Future Shock

Sci-fi Novelist Samuel R. Delany Imagines New York City Circa 3000

What about inequality? Enough people have been thinking about the problems of racial and gender oppression over the last 200 years that I wouldn't be surprised if those were finally done away with, and relatively soon (in another 150 years or so). The solutions, though, when they come, would be as hard for many of us alive today to understand as the solution to the problem of witchcraft and demonic possession would have been for, say, witch-hunting minister Cotton Mather. Imagine old Cotton, fresh from the Salem trails of the 1790s, asking today's New York lawyer: "How did you finally solve the problem of witchcraft and demonic possession?"

Our present-day lawyer scratches his head: "Well, finally we realized there weren't any such things as witches and demons. They were just misperceptions and personal projections—often about real estate, so history tells us—egged on by superstition." Cotton would rack him and the entire postmodern world up as nut cases.

Well, if one of us were to ask a New Yorker of a few centuries hence, "How did you solve the problem of race hostility and gender oppression?" I'm pretty sure the answer will be much the same: "We finally realized there weren't any such things as races or genders either. . . . "

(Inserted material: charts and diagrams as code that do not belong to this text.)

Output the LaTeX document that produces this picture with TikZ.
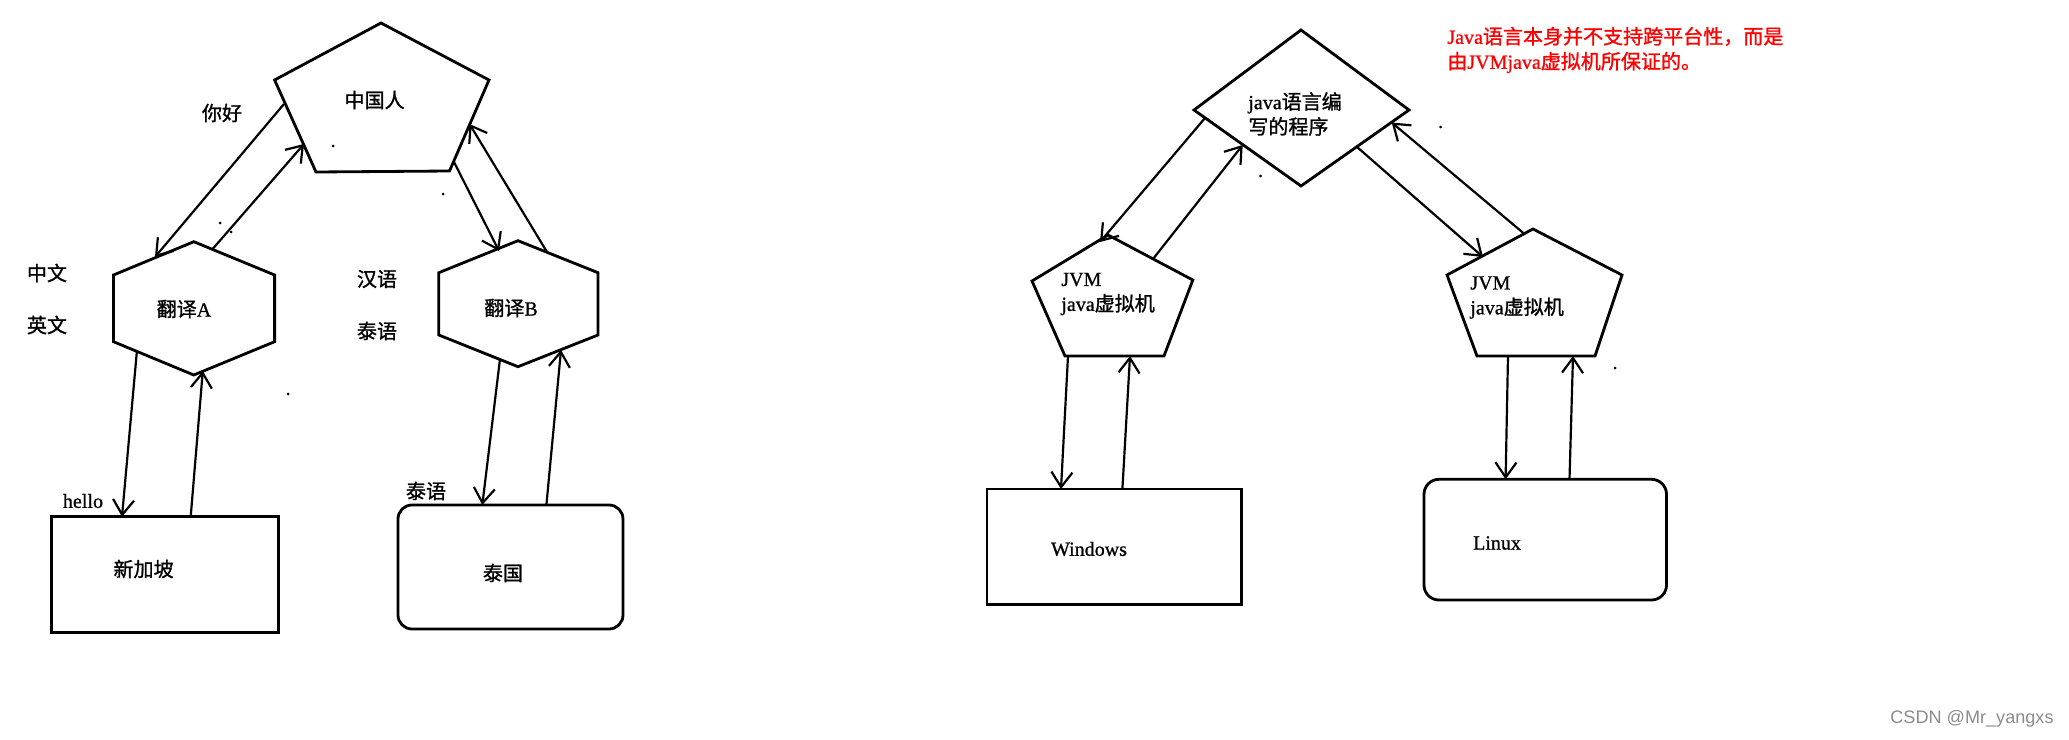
\documentclass[tikz,border=0pt]{standalone}
\usepackage{fontspec}
\setmainfont{Liberation Serif}[FakeBold=0.8, AutoFakeBold=0.8]
\newfontfamily\cjk{Noto Sans CJK SC}[FakeBold=1.2, AutoFakeBold=1.2]
\newfontfamily\wmfont{Liberation Sans}
\newcommand{\zh}[1]{{\cjk #1}}
\usetikzlibrary{arrows.meta}

\begin{document}
\begin{tikzpicture}
    [x=0.02cm, y=-0.02cm,
     every node/.style={inner sep=0pt, align=left, font=\fontsize{11.4}{14.2}\selectfont\bfseries},
     outline/.style={draw=black, line width=1.6pt, line join=miter},
     arr/.style={draw=black, line width=1.25pt, -{Straight Barb[length=3mm, width=4.2mm]}},
     speck/.style={fill=black},
    ]
    \path [fill=white] (0,0) rectangle (2069,740);
    \useasboundingbox (0,0) rectangle (2069,740);

    \draw [outline] (381,23) -- (489,80) -- (449.5,171) -- (316,172) -- (274.6,80) -- cycle;
    \draw [outline] (193.8,241.7) -- (274.6,275) -- (274.6,341.7) -- (193.8,375) -- (113.5,341.7) -- (113.5,275) -- cycle;
    \draw [outline] (518,240.7) -- (598,272.7) -- (598,335) -- (518,366.7) -- (438.8,335) -- (438.8,272.7) -- cycle;
    \draw [outline] (51.6,516.7) rectangle (278.2,632.7);
    \draw [outline, rounded corners=0.28cm] (398,505) rectangle (623,629);

    \draw [outline] (1301,30) -- (1409,110) -- (1301,186) -- (1194,110) -- cycle;
    \draw [outline] (1108,235) -- (1192.8,280) -- (1164,356) -- (1065,356) -- (1032,281) -- cycle;
    \draw [outline] (1533,229) -- (1622,275) -- (1595,356) -- (1477,356) -- (1447,275) -- cycle;
    \draw [outline] (987,489) rectangle (1241.6,604.3);
    \draw [outline, rounded corners=0.3cm] (1424,479.3) rectangle (1666.5,600);

    \node (zhongguoren) at (374.6,100) {\zh{中国人}};
    \node (nihao) at (222,113) {\zh{你好}};
    \node (zhongwen) at (47,273) {\zh{中文}};
    \node (yingwen) at (47,325) {\zh{英文}};
    \node (fanyiA) at (184,309) {\zh{翻译}A};
    \node (hanyu) at (377,279) {\zh{汉语}};
    \node (taiyu-1) at (377,331) {\zh{泰语}};
    \node (fanyiB) at (511,308) {\zh{翻译}B};
    \node (hello) at (83,501) {hello};
    \node (xinjiapo) at (143.6,569) {\zh{新加坡}};
    \node (taiyu-2) at (426,491) {\zh{泰语}};
    \node (taiguo) at (503,573) {\zh{泰国}};

    \node (javaprog) [anchor=west] at (1248,114) {java\zh{语言编}\\\zh{写的程序}};
    \node (note) [anchor=west, text=red] at (1447,50) {Java\zh{语言本身并不支持跨平台性，而是}\\\zh{由}JVMjava\zh{虚拟机所保证的。}};
    \node (jvmwin) [anchor=west] at (1061,294) {JVM\\java\zh{虚拟机}};
    \node (jvmlinux) [anchor=west] at (1470,297.5) {JVM\\java\zh{虚拟机}};
    \node (windows) at (1089,549) {Windows};
    \node (linux) at (1497,543) {Linux};
    \node (csdn) [font=\wmfont\fontsize{10.3}{12}\selectfont, text=black!45] at (1972,719) {CSDN @Mr\_yangxs};

    \coordinate (zgr-a) at (284,104);
    \coordinate (fyA-a) at (155,257);
    \coordinate (fyA-b) at (212.6,249);
    \coordinate (zgr-b) at (304,144);
    \coordinate (zgr-c) at (454,162);
    \coordinate (fyB-c) at (499,251);
    \coordinate (fyB-d) at (547,252);
    \coordinate (zgr-d) at (469.5,124);
    \coordinate (fyA-e) at (137,350);
    \coordinate (xjp-e) at (122,516.7);
    \coordinate (xjp-f) at (190.7,516.7);
    \coordinate (fyA-f) at (202.8,371);
    \coordinate (fyB-g) at (500,359);
    \coordinate (tg-g) at (482.3,505);
    \coordinate (tg-h) at (546.4,505);
    \coordinate (fyB-h) at (561,350);

    \coordinate (prog-a) at (1205,118);
    \coordinate (jvmL-a) at (1100,242);
    \coordinate (jvmL-b) at (1153,259);
    \coordinate (prog-b) at (1242.7,145);
    \coordinate (prog-c) at (1357,147);
    \coordinate (jvmR-c) at (1483,257);
    \coordinate (jvmR-d) at (1524.5,234);
    \coordinate (prog-d) at (1391.7,122.5);
    \coordinate (jvmL-e) at (1068,356);
    \coordinate (win-e) at (1061,489);
    \coordinate (win-f) at (1122.4,489);
    \coordinate (jvmL-f) at (1130,356);
    \coordinate (jvmR-g) at (1508,356);
    \coordinate (lin-g) at (1505.6,479.3);
    \coordinate (lin-h) at (1569.5,479.3);
    \coordinate (jvmR-h) at (1573,356);

    \draw [arr] (zgr-a) -- (fyA-a);
    \draw [arr] (fyA-b) -- (zgr-b);
    \draw [arr] (zgr-c) -- (fyB-c);
    \draw [arr] (fyB-d) -- (zgr-d);
    \draw [arr] (fyA-e) -- (xjp-e);
    \draw [arr] (xjp-f) -- (fyA-f);
    \draw [arr] (fyB-g) -- (tg-g);
    \draw [arr] (tg-h) -- (fyB-h);

    \draw [arr] (prog-a) -- (jvmL-a);
    \draw [arr] (jvmL-b) -- (prog-b);
    \draw [arr] (prog-c) -- (jvmR-c);
    \draw [arr] (jvmR-d) -- (prog-d);
    \draw [arr] (jvmL-e) -- (win-e);
    \draw [arr] (win-f) -- (jvmL-f);
    \draw [arr] (jvmR-g) -- (lin-g);
    \draw [arr] (lin-h) -- (jvmR-h);

    \fill [speck] (333,146) circle [radius=0.03cm];
    \fill [speck] (443,194) circle [radius=0.03cm];
    \fill [speck] (220,223) circle [radius=0.03cm];
    \fill [speck] (231,232) circle [radius=0.03cm];
    \fill [speck] (288,394) circle [radius=0.03cm];
    \fill [speck] (1440.5,127) circle [radius=0.03cm];
    \fill [speck] (1260.6,176) circle [radius=0.03cm];
    \fill [speck] (1615,368) circle [radius=0.03cm];
\end{tikzpicture}
\end{document}
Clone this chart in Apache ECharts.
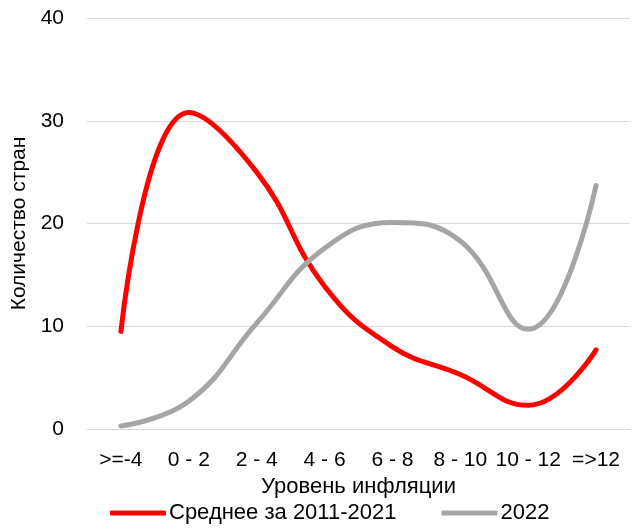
<!DOCTYPE html>
<html>
<head>
<meta charset="utf-8">
<script src="https://cdn.jsdelivr.net/npm/echarts@6/dist/echarts.min.js"></script>
<style>
html,body{margin:0;padding:0;background:#fff;}
#chart{width:638px;height:529px;}
</style>
</head>
<body>
<div id="chart"></div>
<script>
var categories = ['>=-4', '0 - 2', '2 - 4', '4 - 6', '6 - 8', '8 - 10', '10 - 12', '=>12'];
var avgValues = [9.5, 30.8, 25, 13.9, 8, 5.3, 2.3, 7.7];
var values2022 = [0.3, 2.7, 10.3, 17.6, 20.1, 18.3, 9.7, 23.7];
var yTicks = [0, 10, 20, 30, 40];

var fontName = "'Liberation Sans', Arial, sans-serif";
var myChart = echarts.init(document.getElementById('chart'));
var option = {
    animation: false,
    textStyle: { fontFamily: fontName },
    grid: { left: 87, right: 8, top: 18, bottom: 100, outerBoundsMode: 'none', containLabel: false },
    legend: {
        top: 497,
        left: 105,
        itemWidth: 56,
        itemHeight: 5,
        itemGap: 45,
        icon: 'roundRect',
        textStyle: { color: '#000', fontSize: 22, fontFamily: fontName, padding: [0, 0, 0, -2] },
        data: ['Среднее за 2011-2021', '2022']
    },
    xAxis: {
        type: 'category',
        data: categories,
        boundaryGap: true,
        name: 'Уровень инфляции',
        nameLocation: 'middle',
        nameGap: 41,
        nameTextStyle: { color: '#000', fontSize: 22, fontFamily: fontName },
        axisLine: { lineStyle: { color: '#d9d9d9' } },
        axisTick: { show: false },
        axisLabel: { color: '#000', fontSize: 21, margin: 21, interval: 0, fontFamily: fontName }
    },
    yAxis: {
        type: 'value',
        min: yTicks[0],
        max: yTicks[yTicks.length - 1],
        interval: 10,
        name: 'Количество стран',
        nameLocation: 'middle',
        nameGap: 51,
        nameTextStyle: { color: '#000', fontSize: 21, fontFamily: fontName },
        axisLine: { show: false },
        axisTick: { show: false },
        axisLabel: { color: '#000', fontSize: 21, margin: 23, fontFamily: fontName },
        splitLine: { lineStyle: { color: '#d9d9d9', width: 1 } }
    },
    series: [
        {
            name: 'Среднее за 2011-2021',
            type: 'line',
            smooth: 0.45,
            showSymbol: false,
            data: avgValues,
            itemStyle: { color: '#ff0000' },
            lineStyle: { color: '#ff0000', width: 5, cap: 'round' }
        },
        {
            name: '2022',
            type: 'line',
            smooth: 0.45,
            showSymbol: false,
            data: values2022,
            itemStyle: { color: '#a5a5a5' },
            lineStyle: { color: '#a5a5a5', width: 5, cap: 'round' }
        }
    ]
};
myChart.setOption(option);
window.addEventListener('resize', function () {
    myChart.resize();
});
</script>
</body>
</html>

Cheek by jowl with nanotechnology is science fiction's notion of cyberspace as an abstract space, a giant planetary storehouse for information. (The idea comes from William Gibson's 1984 novel, Neuromancer.) Is it possible that some part of the Web might become so complicated that it comes to life? Might it be hostile to us? Suppose it's clever enough to take over machines and build Terminator-like creatures to do us battle? Personally I don't think that's very likely, but I do think the problem of the 21st century is going to be the problem of misinformation. And we'd better solve it by the 22nd century, or we will have another reason not to entertain much hope for cities—or, indeed, any kind of civilization a millennium hence.

Why is this? In the same way bad money drives out good, misinformation drives out information. (Every six months or so, a friend will sweep the Net and print 20 or 30 pages of this "information" about me. Inevitably about a fifth of it is wrong, from the spelling of my name to the sex of my child to the publication dates and titles of my books.) Unless information is stabilized by a strong evaluative filter, such as science, with its controlled experiments and repeatable results, it gets swamped by simpler, stabler misinformation. If the people who design and run the Web don't develop reliable ways to evaluate and stabilize information, the Internet may become the agent of social chaos.

Carefully evaluated, accurate information may indeed become so precious that gangs will "roam" around in cyberspace, stealing it from one stronghold or another, plotting to hijack it, hoarding and selling it, while data saboteurs hoarding and selling good information and replacing it with bad—in order to drive up the price of the good stuff—eat up the scientific legacy of the last 300 years the way the oil-based economy has eaten up nature's reserve of hydrocarbon fuels. As the pundits of the 26th century will constantly reiterate, while the store of accurate information is indeed being replaced, it is being replaced at nowhere near the rate at which it's being erased, forgotten, and eroded.

Genetic engineering is another of science fiction's favorite solutions to pretty much all problems. If progress had left the world notably harsher than it is today, genetic dispositions from diabetes and osteoporosis to dyslexia and color blindness might have bred themselves out of the gene pool by now through natural selection. On the upside, however, our increased population and the greater ease of survival in developed countries means there's likely to be more random genetic advancement. Because positive factors may be connected (that is, fall on the same chromosome) with negative ones, it may take genetic engineers to collect the good stuff and separate it out from the bad. The problem, of course, is how to tell which is which. Nature's gross way (what survives is good; what doesn't, isn't) turns out to be pretty complicated after all—which is the major lesson of ecology.

Suppose, for example, that the rate of appearance of new genetic anomalies, good or bad, has been fixed by evolution at the optimum level for species survival and that either increasing or decreasing that number may be lethal for our species. Genetic engineering might give us circus rides with real unicorns and giraffes with wings, as well as new antibiotics produced by genetically engineered molds. But it could also give us a world-wide epidemic to make the Black Death or influenza look like the sniffles.

Which brings us to what might lead to New York City's decline. In a few hundred years, perhaps an epidemic or a nuclear strike in some war we haven't even imagined might finally force people to decide that the risks of living in such close proximity to one another are just greater than the benefits. And there is always that Armageddon-style asteroid that could give the world a thump. But don't you think it's even more likely that it might start with some nut case—say on a New Year's Eve, 300 or 400 years from now—who goes down to Times Square (torn down, rebuilt, torn down, then rebuilt by some historically minded antiquarians) to stand around and watch the ball fall—only he shows up in the crowd of 20,000 with 12 sticks of very old-fashioned dynamite strapped to his body (it's so primitive no one even thinks of it much: but then, the 26th century is a retro age) and sets himself off at midnight in the crowd and the world watches 500 or 700 people killed and another few thousand maimed in the confusion.